18年7月の話題 

 大川・中尾両会員の出版記念会を開く

 

関西支部仏滅会でのここ数年の研究発表をベースに、多くの実績をまとめて、大川会員は『ホームズ! まだ謎はあるのか?』を2017年7月に、中尾会員は『ホームズと推理小説の時代』を2018年3月に上梓された。

 大川会員は、ホームズの推理法を現実の弁護術に応用するについて

 1 徹底した観察力

 2 犯罪事例に関する膨大な知識

 3 分析力―演繹法

 4 消却法

 5 注意力

の5つを挙げる。この辺りは至極真面目な本である。ところが第一部の扉を見ると「シャーロック・ホームズの推理法とは」の「は」が斜めに植字されている。同様に第二部「影響論」では「響」の時が横たおしになり、第三部「トリック論」の「ッ」は逆立ちし、第四部「パスティッシュ」では「ィ」の時が斜めになっている。これは決してミスプリントではない。

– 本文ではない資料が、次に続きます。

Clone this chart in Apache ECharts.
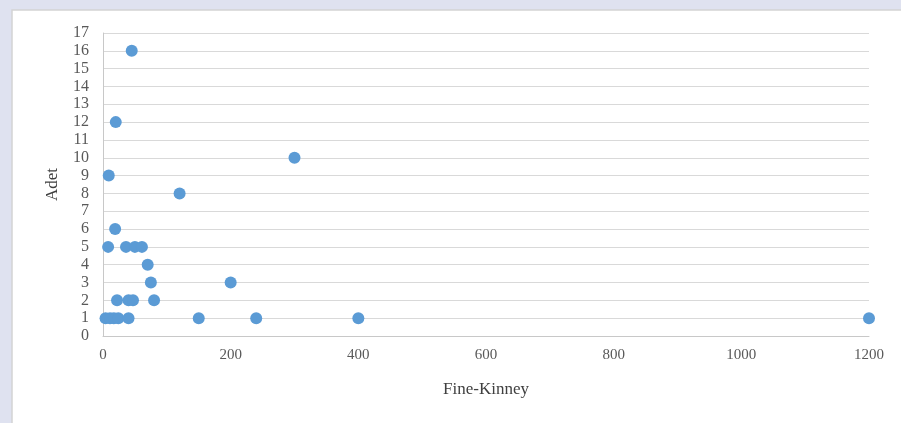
<!DOCTYPE html>
<html><head><meta charset="utf-8">
<script src="https://cdn.jsdelivr.net/npm/echarts@6/dist/echarts.min.js"></script>
<style>html,body{margin:0;padding:0;background:#dfe2f0;}#c{width:901px;height:423px;}</style>
</head><body><div id="c"></div>
<script>
const fineKinney = [45, 20, 9, 300, 120, 19, 8, 36, 50, 61, 70, 75, 200, 22, 40, 47, 80, 4, 11, 17, 24, 40, 150, 240, 400, 1200];
const adet =       [16, 12, 9, 10, 8, 6, 5, 5, 5, 5, 4, 3, 3, 2, 2, 2, 2, 1, 1, 1, 1, 1, 1, 1, 1, 1];
const points = fineKinney.map((x, i) => [x, adet[i]]);
const font = '"Liberation Serif", "Times New Roman", serif';
const chart = echarts.init(document.getElementById('c'));
chart.setOption({
  animation: false,
  backgroundColor: '#dfe2f0',
  graphic: [{type: 'rect', shape: {x: 12, y: 10, width: 900, height: 420}, style: {fill: '#ffffff', stroke: '#d4d4d4', lineWidth: 1.5}, z: -10}],
  grid: {left: 103, right: 32, top: 33, bottom: 87},
  xAxis: {
    type: 'value', min: 0, max: 1200, interval: 200,
    name: 'Fine-Kinney', nameLocation: 'middle', nameGap: 45,
    nameTextStyle: {fontFamily: font, fontSize: 17, color: '#404040'},
    axisLine: {show: true, lineStyle: {color: '#c8c8c8', width: 1}},
    axisTick: {show: false},
    axisLabel: {fontFamily: font, fontSize: 15, color: '#595959', margin: 12, formatter: v => String(v)},
    splitLine: {show: false}
  },
  yAxis: {
    type: 'value', min: 0, max: 17, interval: 1,
    name: 'Adet', nameLocation: 'middle', nameGap: 42, nameRotate: 90,
    nameTextStyle: {fontFamily: font, fontSize: 17, color: '#404040'},
    axisLine: {show: true, lineStyle: {color: '#c8c8c8', width: 1}},
    axisTick: {show: false},
    axisLabel: {fontFamily: font, fontSize: 16, color: '#595959', margin: 14, lineHeight: 16},
    splitLine: {show: true, lineStyle: {color: '#d9d9d9', width: 1}}
  },
  series: [{
    type: 'scatter', data: points, symbolSize: 12,
    itemStyle: {color: '#5b9bd5', opacity: 1}
  }]
});
</script></body></html>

 以上のとおり知的でハイレベルな内容を論じているが、楽しんで本を作られた様子がうかがえる。遊び心に敬服の他はない。

 一方中尾会員の本には、優れた推理小説論として、高橋哲雄『ミステリーの社会学』、廣野由美子『ミステリーの人間学』、丸谷才一『快楽としてのミステリー』を挙げている。高橋については「ミステリというイギリス特有の気晴らし文化」を、廣野は英文学者の立場から英文学の一角を占める古典的探偵小説を精密に読んだもの、丸谷は、ミステリ―を快楽として読むぜいたくについて悠然と誘っている、とする。そして丸谷の名言「ホームズ学はもともと学門のパロディである」との言葉を引いている。

 弁護士、大学名誉教授の職にある知識人が、名探偵ホームズを遊び心十分に取り上げ、独自の判断で書き下した本、これぞシャーロキアンの著作と言うべきである。

 このお二人を囲み、出版記念会学校東は群馬、北は新潟、西は福岡から駆けつけた36名が京都東山の料亭で楽しいひととき席を共にし出版を祝った。

 シャーロック・ホームズクラブも大人になったものである。